*Source data:*
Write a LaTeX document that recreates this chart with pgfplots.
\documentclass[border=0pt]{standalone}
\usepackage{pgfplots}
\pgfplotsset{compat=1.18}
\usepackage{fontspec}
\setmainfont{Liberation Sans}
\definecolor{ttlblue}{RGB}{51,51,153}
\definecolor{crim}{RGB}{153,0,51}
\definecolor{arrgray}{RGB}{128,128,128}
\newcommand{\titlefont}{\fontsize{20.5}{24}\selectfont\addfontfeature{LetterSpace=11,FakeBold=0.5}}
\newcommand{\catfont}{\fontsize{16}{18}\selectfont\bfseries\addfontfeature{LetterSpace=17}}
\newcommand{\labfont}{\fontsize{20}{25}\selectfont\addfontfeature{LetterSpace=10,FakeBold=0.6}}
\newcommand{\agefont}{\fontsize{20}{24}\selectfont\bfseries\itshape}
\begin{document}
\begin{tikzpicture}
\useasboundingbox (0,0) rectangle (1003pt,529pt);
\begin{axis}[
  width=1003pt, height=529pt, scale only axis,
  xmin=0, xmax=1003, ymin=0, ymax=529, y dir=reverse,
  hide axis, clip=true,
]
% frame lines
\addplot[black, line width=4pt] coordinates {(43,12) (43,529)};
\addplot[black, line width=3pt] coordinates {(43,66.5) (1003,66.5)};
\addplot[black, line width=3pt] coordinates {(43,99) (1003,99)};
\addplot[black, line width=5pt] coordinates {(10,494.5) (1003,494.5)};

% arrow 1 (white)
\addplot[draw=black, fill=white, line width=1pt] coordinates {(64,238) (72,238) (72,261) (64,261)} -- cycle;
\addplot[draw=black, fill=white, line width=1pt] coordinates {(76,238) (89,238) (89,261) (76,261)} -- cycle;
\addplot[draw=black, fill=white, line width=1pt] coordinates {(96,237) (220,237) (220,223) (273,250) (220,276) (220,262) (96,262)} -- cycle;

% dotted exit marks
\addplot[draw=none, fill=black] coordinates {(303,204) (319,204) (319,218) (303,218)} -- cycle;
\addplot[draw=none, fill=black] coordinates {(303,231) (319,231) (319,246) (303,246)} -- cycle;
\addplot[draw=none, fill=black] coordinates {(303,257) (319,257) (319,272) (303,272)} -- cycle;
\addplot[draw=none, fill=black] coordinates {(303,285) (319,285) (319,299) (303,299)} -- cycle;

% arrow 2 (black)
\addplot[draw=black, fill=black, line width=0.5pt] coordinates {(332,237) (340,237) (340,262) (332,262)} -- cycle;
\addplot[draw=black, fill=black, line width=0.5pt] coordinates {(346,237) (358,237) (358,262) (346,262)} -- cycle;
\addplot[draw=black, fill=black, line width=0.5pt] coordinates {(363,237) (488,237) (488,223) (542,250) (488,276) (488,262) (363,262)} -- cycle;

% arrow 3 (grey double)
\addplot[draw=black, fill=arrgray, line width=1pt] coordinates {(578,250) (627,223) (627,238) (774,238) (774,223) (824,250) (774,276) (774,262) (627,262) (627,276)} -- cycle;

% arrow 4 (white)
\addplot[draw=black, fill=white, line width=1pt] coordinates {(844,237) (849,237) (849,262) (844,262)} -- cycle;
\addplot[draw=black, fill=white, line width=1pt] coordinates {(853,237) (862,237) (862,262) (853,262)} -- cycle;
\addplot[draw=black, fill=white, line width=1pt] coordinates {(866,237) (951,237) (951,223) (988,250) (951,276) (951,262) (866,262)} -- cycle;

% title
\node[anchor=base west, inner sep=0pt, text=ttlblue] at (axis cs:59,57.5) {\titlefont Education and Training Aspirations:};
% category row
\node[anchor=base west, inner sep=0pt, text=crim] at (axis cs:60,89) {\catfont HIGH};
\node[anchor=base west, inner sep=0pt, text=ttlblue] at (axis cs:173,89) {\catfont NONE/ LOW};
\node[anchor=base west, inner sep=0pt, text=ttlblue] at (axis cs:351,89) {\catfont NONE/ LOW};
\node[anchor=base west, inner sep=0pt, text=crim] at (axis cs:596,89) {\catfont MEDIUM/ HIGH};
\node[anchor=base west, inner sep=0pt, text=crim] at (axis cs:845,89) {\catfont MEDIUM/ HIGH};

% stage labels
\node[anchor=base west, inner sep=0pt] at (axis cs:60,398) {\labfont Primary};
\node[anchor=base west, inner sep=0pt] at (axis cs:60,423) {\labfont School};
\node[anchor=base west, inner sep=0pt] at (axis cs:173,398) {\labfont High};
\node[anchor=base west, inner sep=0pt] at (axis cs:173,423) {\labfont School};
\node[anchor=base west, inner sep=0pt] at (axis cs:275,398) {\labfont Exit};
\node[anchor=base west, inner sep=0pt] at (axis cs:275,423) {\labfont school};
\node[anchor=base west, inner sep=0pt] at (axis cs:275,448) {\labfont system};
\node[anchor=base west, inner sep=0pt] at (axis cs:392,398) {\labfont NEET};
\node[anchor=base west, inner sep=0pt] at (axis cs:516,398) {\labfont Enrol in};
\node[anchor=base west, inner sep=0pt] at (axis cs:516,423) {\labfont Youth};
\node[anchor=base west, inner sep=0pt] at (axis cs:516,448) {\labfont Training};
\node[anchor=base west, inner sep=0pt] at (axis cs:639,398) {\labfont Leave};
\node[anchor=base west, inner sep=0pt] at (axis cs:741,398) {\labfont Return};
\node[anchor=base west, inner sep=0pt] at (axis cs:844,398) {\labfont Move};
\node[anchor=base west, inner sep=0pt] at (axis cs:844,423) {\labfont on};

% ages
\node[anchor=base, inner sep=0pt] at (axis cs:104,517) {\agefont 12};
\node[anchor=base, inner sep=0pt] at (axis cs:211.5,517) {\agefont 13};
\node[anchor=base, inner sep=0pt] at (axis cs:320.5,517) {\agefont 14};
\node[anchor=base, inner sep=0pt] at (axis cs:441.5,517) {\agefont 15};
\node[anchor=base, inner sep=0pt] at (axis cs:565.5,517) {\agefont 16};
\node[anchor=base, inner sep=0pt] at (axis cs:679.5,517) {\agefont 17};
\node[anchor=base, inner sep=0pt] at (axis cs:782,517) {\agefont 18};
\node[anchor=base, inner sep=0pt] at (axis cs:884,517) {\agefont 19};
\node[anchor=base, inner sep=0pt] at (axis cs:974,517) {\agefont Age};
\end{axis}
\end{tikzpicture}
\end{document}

*Task directions:* Your task is to transcribe the material exactly.

*Task answer:*
Write a LaTeX document that recreates this chart with pgfplots.
\documentclass[border=0pt]{standalone}
\usepackage{pgfplots}
\pgfplotsset{compat=1.18}
\usepackage{fontspec}
\setmainfont{Liberation Sans}
\definecolor{ttlblue}{RGB}{51,51,153}
\definecolor{crim}{RGB}{153,0,51}
\definecolor{arrgray}{RGB}{128,128,128}
\newcommand{\titlefont}{\fontsize{20.5}{24}\selectfont\addfontfeature{LetterSpace=11,FakeBold=0.5}}
\newcommand{\catfont}{\fontsize{16}{18}\selectfont\bfseries\addfontfeature{LetterSpace=17}}
\newcommand{\labfont}{\fontsize{20}{25}\selectfont\addfontfeature{LetterSpace=10,FakeBold=0.6}}
\newcommand{\agefont}{\fontsize{20}{24}\selectfont\bfseries\itshape}
\begin{document}
\begin{tikzpicture}
\useasboundingbox (0,0) rectangle (1003pt,529pt);
\begin{axis}[
  width=1003pt, height=529pt, scale only axis,
  xmin=0, xmax=1003, ymin=0, ymax=529, y dir=reverse,
  hide axis, clip=true,
]
% frame lines
\addplot[black, line width=4pt] coordinates {(43,12) (43,529)};
\addplot[black, line width=3pt] coordinates {(43,66.5) (1003,66.5)};
\addplot[black, line width=3pt] coordinates {(43,99) (1003,99)};
\addplot[black, line width=5pt] coordinates {(10,494.5) (1003,494.5)};

% arrow 1 (white)
\addplot[draw=black, fill=white, line width=1pt] coordinates {(64,238) (72,238) (72,261) (64,261)} -- cycle;
\addplot[draw=black, fill=white, line width=1pt] coordinates {(76,238) (89,238) (89,261) (76,261)} -- cycle;
\addplot[draw=black, fill=white, line width=1pt] coordinates {(96,237) (220,237) (220,223) (273,250) (220,276) (220,262) (96,262)} -- cycle;

% dotted exit marks
\addplot[draw=none, fill=black] coordinates {(303,204) (319,204) (319,218) (303,218)} -- cycle;
\addplot[draw=none, fill=black] coordinates {(303,231) (319,231) (319,246) (303,246)} -- cycle;
\addplot[draw=none, fill=black] coordinates {(303,257) (319,257) (319,272) (303,272)} -- cycle;
\addplot[draw=none, fill=black] coordinates {(303,285) (319,285) (319,299) (303,299)} -- cycle;

% arrow 2 (black)
\addplot[draw=black, fill=black, line width=0.5pt] coordinates {(332,237) (340,237) (340,262) (332,262)} -- cycle;
\addplot[draw=black, fill=black, line width=0.5pt] coordinates {(346,237) (358,237) (358,262) (346,262)} -- cycle;
\addplot[draw=black, fill=black, line width=0.5pt] coordinates {(363,237) (488,237) (488,223) (542,250) (488,276) (488,262) (363,262)} -- cycle;

% arrow 3 (grey double)
\addplot[draw=black, fill=arrgray, line width=1pt] coordinates {(578,250) (627,223) (627,238) (774,238) (774,223) (824,250) (774,276) (774,262) (627,262) (627,276)} -- cycle;

% arrow 4 (white)
\addplot[draw=black, fill=white, line width=1pt] coordinates {(844,237) (849,237) (849,262) (844,262)} -- cycle;
\addplot[draw=black, fill=white, line width=1pt] coordinates {(853,237) (862,237) (862,262) (853,262)} -- cycle;
\addplot[draw=black, fill=white, line width=1pt] coordinates {(866,237) (951,237) (951,223) (988,250) (951,276) (951,262) (866,262)} -- cycle;

% title
\node[anchor=base west, inner sep=0pt, text=ttlblue] at (axis cs:59,57.5) {\titlefont Education and Training Aspirations:};
% category row
\node[anchor=base west, inner sep=0pt, text=crim] at (axis cs:60,89) {\catfont HIGH};
\node[anchor=base west, inner sep=0pt, text=ttlblue] at (axis cs:173,89) {\catfont NONE/ LOW};
\node[anchor=base west, inner sep=0pt, text=ttlblue] at (axis cs:351,89) {\catfont NONE/ LOW};
\node[anchor=base west, inner sep=0pt, text=crim] at (axis cs:596,89) {\catfont MEDIUM/ HIGH};
\node[anchor=base west, inner sep=0pt, text=crim] at (axis cs:845,89) {\catfont MEDIUM/ HIGH};

% stage labels
\node[anchor=base west, inner sep=0pt] at (axis cs:60,398) {\labfont Primary};
\node[anchor=base west, inner sep=0pt] at (axis cs:60,423) {\labfont School};
\node[anchor=base west, inner sep=0pt] at (axis cs:173,398) {\labfont High};
\node[anchor=base west, inner sep=0pt] at (axis cs:173,423) {\labfont School};
\node[anchor=base west, inner sep=0pt] at (axis cs:275,398) {\labfont Exit};
\node[anchor=base west, inner sep=0pt] at (axis cs:275,423) {\labfont school};
\node[anchor=base west, inner sep=0pt] at (axis cs:275,448) {\labfont system};
\node[anchor=base west, inner sep=0pt] at (axis cs:392,398) {\labfont NEET};
\node[anchor=base west, inner sep=0pt] at (axis cs:516,398) {\labfont Enrol in};
\node[anchor=base west, inner sep=0pt] at (axis cs:516,423) {\labfont Youth};
\node[anchor=base west, inner sep=0pt] at (axis cs:516,448) {\labfont Training};
\node[anchor=base west, inner sep=0pt] at (axis cs:639,398) {\labfont Leave};
\node[anchor=base west, inner sep=0pt] at (axis cs:741,398) {\labfont Return};
\node[anchor=base west, inner sep=0pt] at (axis cs:844,398) {\labfont Move};
\node[anchor=base west, inner sep=0pt] at (axis cs:844,423) {\labfont on};

% ages
\node[anchor=base, inner sep=0pt] at (axis cs:104,517) {\agefont 12};
\node[anchor=base, inner sep=0pt] at (axis cs:211.5,517) {\agefont 13};
\node[anchor=base, inner sep=0pt] at (axis cs:320.5,517) {\agefont 14};
\node[anchor=base, inner sep=0pt] at (axis cs:441.5,517) {\agefont 15};
\node[anchor=base, inner sep=0pt] at (axis cs:565.5,517) {\agefont 16};
\node[anchor=base, inner sep=0pt] at (axis cs:679.5,517) {\agefont 17};
\node[anchor=base, inner sep=0pt] at (axis cs:782,517) {\agefont 18};
\node[anchor=base, inner sep=0pt] at (axis cs:884,517) {\agefont 19};
\node[anchor=base, inner sep=0pt] at (axis cs:974,517) {\agefont Age};
\end{axis}
\end{tikzpicture}
\end{document}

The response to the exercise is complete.